(WHAT IS EXPECTED)
Leaving out every picture, quote the data below exactly as it appears.

(INFORMATION SUPPLIED)
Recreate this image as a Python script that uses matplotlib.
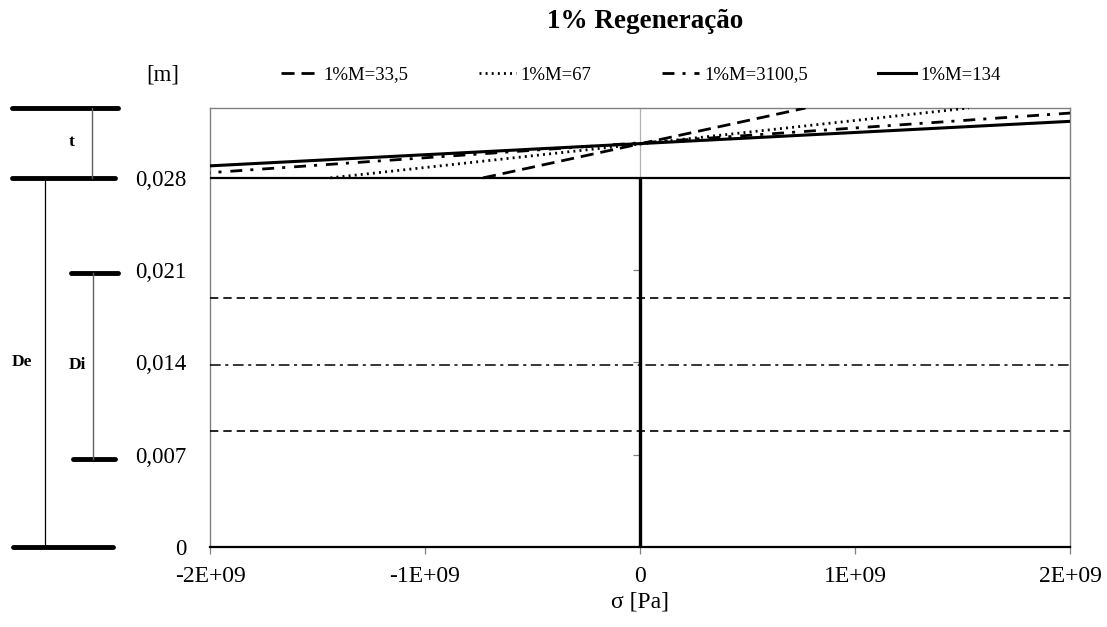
import matplotlib
matplotlib.use("Agg")
import matplotlib.pyplot as plt
from matplotlib.lines import Line2D
from matplotlib.transforms import blended_transform_factory

plt.rcParams['font.family'] = ['Liberation Serif', 'DejaVu Serif']

# Radial position across the wall (inner radius -> outer radius) [m]
r_wall = [0.028, 0.0333]

# Stress at the inner and outer radius for each case [Pa]
series_labels = ["1%M=33,5", "1%M=67", "1%M=3100,5", "1%M=134"]
sigma_m33_5 = [-0.73e9, 0.77e9]
sigma_m67 = [-1.44e9, 1.53e9]
sigma_m3100_5 = [-2.35e9, 2.34e9]
sigma_m134 = [-3.08e9, 3.20e9]

# Geometry reference levels [m]
r_inner = 0.028
r_center = 0.0138
r_bore_lines = [0.0189, 0.0088]
r_top = 0.0333
section_levels = [0.0333, 0.028, 0.0208, 0.0067, 0.0]

x_ticks = [-2e9, -1e9, 0, 1e9, 2e9]
x_tick_labels = ["-2E+09", "-1E+09", "0", "1E+09", "2E+09"]
y_ticks = [0, 0.007, 0.014, 0.021, 0.028]
y_tick_labels = ["0", "0,007", "0,014", "0,021", "0,028"]

W, H = 1107, 627
fig = plt.figure(figsize=(W / 100, H / 100), dpi=100)
ax = fig.add_axes([210 / W, 1 - 547 / H, 860 / W, (547 - 108) / H])

ax.set_xlim(-2e9, 2e9)
ax.set_ylim(0, r_top)

styles = [
    dict(color="black", lw=2.0, linestyle=(0, (4.7, 2.5))),
    dict(color="black", lw=2.0, linestyle=(0, (0.7, 1.5))),
    dict(color="black", lw=2.0, linestyle=(0, (4.3, 2.9, 1.1, 3.2))),
    dict(color="black", lw=2.2, linestyle="-"),
]
all_sigma = [sigma_m33_5, sigma_m67, sigma_m3100_5, sigma_m134]
handles = []
for sig, lab, st in zip(all_sigma, series_labels, styles):
    ln, = ax.plot(sig, r_wall, label=lab, zorder=4, **st)
    handles.append(ln)

# Section outline: inner wall, centre line, bore lines
ax.axhline(r_inner, color="black", lw=1.6, zorder=3)
ax.axhline(r_center, color="black", lw=1.1, linestyle=(0, (7, 3, 2, 3)), zorder=3)
for rb in r_bore_lines:
    ax.axhline(rb, color="black", lw=1.2, linestyle=(0, (5, 3)), zorder=3)

# Vertical axis crossing at sigma = 0
ax.plot([0, 0], [0, r_inner], color="black", lw=2.4, zorder=5, solid_capstyle="butt")
ax.plot([0, 0], [r_inner, r_top], color="#b0b0b0", lw=0.9, zorder=2)
ax.plot([0] * len(y_ticks), y_ticks, linestyle="none", marker=0,
        markersize=5, color="#808080", markeredgewidth=0.9, zorder=2)

ax.set_xticks(x_ticks)
ax.set_xticklabels(x_tick_labels)
ax.set_yticks(y_ticks)
ax.set_yticklabels(y_tick_labels)
ax.tick_params(axis="y", length=0, pad=17, labelsize=16.5)
ax.tick_params(axis="x", direction="out", length=5, width=0.9, color="#808080",
               pad=9, labelsize=17)

for side in ["top", "left", "right"]:
    ax.spines[side].set_color("#808080")
    ax.spines[side].set_linewidth(1.0)
ax.spines["bottom"].set_color("black")
ax.spines["bottom"].set_linewidth(1.6)

ax.set_xlabel("σ [Pa]", fontsize=17, labelpad=3)

fig.text(645 / W, 1 - 22 / H, "1% Regeneração", ha="center", va="center",
         fontsize=19.5, fontweight="bold")
fig.text(163 / W, 1 - 75 / H, "[m]", ha="center", va="center", fontsize=16.5)

fig.legend(handles=handles, labels=series_labels, ncol=4, frameon=False,
           loc="center left", bbox_to_anchor=(281 / W, 1 - 75 / H),
           fontsize=13.5, handlelength=2.0, handletextpad=0.25,
           columnspacing=3.75, borderaxespad=0, borderpad=0)

# Wall / diameter dimension marks on the left margin
tr = blended_transform_factory(fig.transFigure, ax.transData)
bar_spans = [(12, 118), (12, 115), (71, 118), (73, 115), (13, 113)]
for lvl, (x0, x1) in zip(section_levels, bar_spans):
    fig.add_artist(Line2D([x0 / W, x1 / W], [lvl, lvl], transform=tr,
                          color="black", lw=3.5, solid_capstyle="round"))
fig.add_artist(Line2D([92 / W, 92 / W], [section_levels[0], section_levels[1]],
                      transform=tr, color="#606060", lw=1.0))
fig.add_artist(Line2D([45 / W, 45 / W], [section_levels[1], section_levels[4]],
                      transform=tr, color="black", lw=0.9))
fig.add_artist(Line2D([93 / W, 93 / W], [section_levels[2], section_levels[3]],
                      transform=tr, color="#606060", lw=1.0))
fig.text(72 / W, 0.0307, "t", transform=tr, ha="center", va="center",
         fontsize=12.5, fontweight="bold")
fig.text(22 / W, 0.0140, "De", transform=tr, ha="center", va="center",
         fontsize=12.5, fontweight="bold")
fig.text(77 / W, 0.0138, "Di", transform=tr, ha="center", va="center",
         fontsize=12.5, fontweight="bold")

fig.savefig("out.png", dpi=100)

(CORRECT ANSWER)
Recreate this image as a Python script that uses matplotlib.
import matplotlib
matplotlib.use("Agg")
import matplotlib.pyplot as plt
from matplotlib.lines import Line2D
from matplotlib.transforms import blended_transform_factory

plt.rcParams['font.family'] = ['Liberation Serif', 'DejaVu Serif']

# Radial position across the wall (inner radius -> outer radius) [m]
r_wall = [0.028, 0.0333]

# Stress at the inner and outer radius for each case [Pa]
series_labels = ["1%M=33,5", "1%M=67", "1%M=3100,5", "1%M=134"]
sigma_m33_5 = [-0.73e9, 0.77e9]
sigma_m67 = [-1.44e9, 1.53e9]
sigma_m3100_5 = [-2.35e9, 2.34e9]
sigma_m134 = [-3.08e9, 3.20e9]

# Geometry reference levels [m]
r_inner = 0.028
r_center = 0.0138
r_bore_lines = [0.0189, 0.0088]
r_top = 0.0333
section_levels = [0.0333, 0.028, 0.0208, 0.0067, 0.0]

x_ticks = [-2e9, -1e9, 0, 1e9, 2e9]
x_tick_labels = ["-2E+09", "-1E+09", "0", "1E+09", "2E+09"]
y_ticks = [0, 0.007, 0.014, 0.021, 0.028]
y_tick_labels = ["0", "0,007", "0,014", "0,021", "0,028"]

W, H = 1107, 627
fig = plt.figure(figsize=(W / 100, H / 100), dpi=100)
ax = fig.add_axes([210 / W, 1 - 547 / H, 860 / W, (547 - 108) / H])

ax.set_xlim(-2e9, 2e9)
ax.set_ylim(0, r_top)

styles = [
    dict(color="black", lw=2.0, linestyle=(0, (4.7, 2.5))),
    dict(color="black", lw=2.0, linestyle=(0, (0.7, 1.5))),
    dict(color="black", lw=2.0, linestyle=(0, (4.3, 2.9, 1.1, 3.2))),
    dict(color="black", lw=2.2, linestyle="-"),
]
all_sigma = [sigma_m33_5, sigma_m67, sigma_m3100_5, sigma_m134]
handles = []
for sig, lab, st in zip(all_sigma, series_labels, styles):
    ln, = ax.plot(sig, r_wall, label=lab, zorder=4, **st)
    handles.append(ln)

# Section outline: inner wall, centre line, bore lines
ax.axhline(r_inner, color="black", lw=1.6, zorder=3)
ax.axhline(r_center, color="black", lw=1.1, linestyle=(0, (7, 3, 2, 3)), zorder=3)
for rb in r_bore_lines:
    ax.axhline(rb, color="black", lw=1.2, linestyle=(0, (5, 3)), zorder=3)

# Vertical axis crossing at sigma = 0
ax.plot([0, 0], [0, r_inner], color="black", lw=2.4, zorder=5, solid_capstyle="butt")
ax.plot([0, 0], [r_inner, r_top], color="#b0b0b0", lw=0.9, zorder=2)
ax.plot([0] * len(y_ticks), y_ticks, linestyle="none", marker=0,
        markersize=5, color="#808080", markeredgewidth=0.9, zorder=2)

ax.set_xticks(x_ticks)
ax.set_xticklabels(x_tick_labels)
ax.set_yticks(y_ticks)
ax.set_yticklabels(y_tick_labels)
ax.tick_params(axis="y", length=0, pad=17, labelsize=16.5)
ax.tick_params(axis="x", direction="out", length=5, width=0.9, color="#808080",
               pad=9, labelsize=17)

for side in ["top", "left", "right"]:
    ax.spines[side].set_color("#808080")
    ax.spines[side].set_linewidth(1.0)
ax.spines["bottom"].set_color("black")
ax.spines["bottom"].set_linewidth(1.6)

ax.set_xlabel("σ [Pa]", fontsize=17, labelpad=3)

fig.text(645 / W, 1 - 22 / H, "1% Regeneração", ha="center", va="center",
         fontsize=19.5, fontweight="bold")
fig.text(163 / W, 1 - 75 / H, "[m]", ha="center", va="center", fontsize=16.5)

fig.legend(handles=handles, labels=series_labels, ncol=4, frameon=False,
           loc="center left", bbox_to_anchor=(281 / W, 1 - 75 / H),
           fontsize=13.5, handlelength=2.0, handletextpad=0.25,
           columnspacing=3.75, borderaxespad=0, borderpad=0)

# Wall / diameter dimension marks on the left margin
tr = blended_transform_factory(fig.transFigure, ax.transData)
bar_spans = [(12, 118), (12, 115), (71, 118), (73, 115), (13, 113)]
for lvl, (x0, x1) in zip(section_levels, bar_spans):
    fig.add_artist(Line2D([x0 / W, x1 / W], [lvl, lvl], transform=tr,
                          color="black", lw=3.5, solid_capstyle="round"))
fig.add_artist(Line2D([92 / W, 92 / W], [section_levels[0], section_levels[1]],
                      transform=tr, color="#606060", lw=1.0))
fig.add_artist(Line2D([45 / W, 45 / W], [section_levels[1], section_levels[4]],
                      transform=tr, color="black", lw=0.9))
fig.add_artist(Line2D([93 / W, 93 / W], [section_levels[2], section_levels[3]],
                      transform=tr, color="#606060", lw=1.0))
fig.text(72 / W, 0.0307, "t", transform=tr, ha="center", va="center",
         fontsize=12.5, fontweight="bold")
fig.text(22 / W, 0.0140, "De", transform=tr, ha="center", va="center",
         fontsize=12.5, fontweight="bold")
fig.text(77 / W, 0.0138, "Di", transform=tr, ha="center", va="center",
         fontsize=12.5, fontweight="bold")

fig.savefig("out.png", dpi=100)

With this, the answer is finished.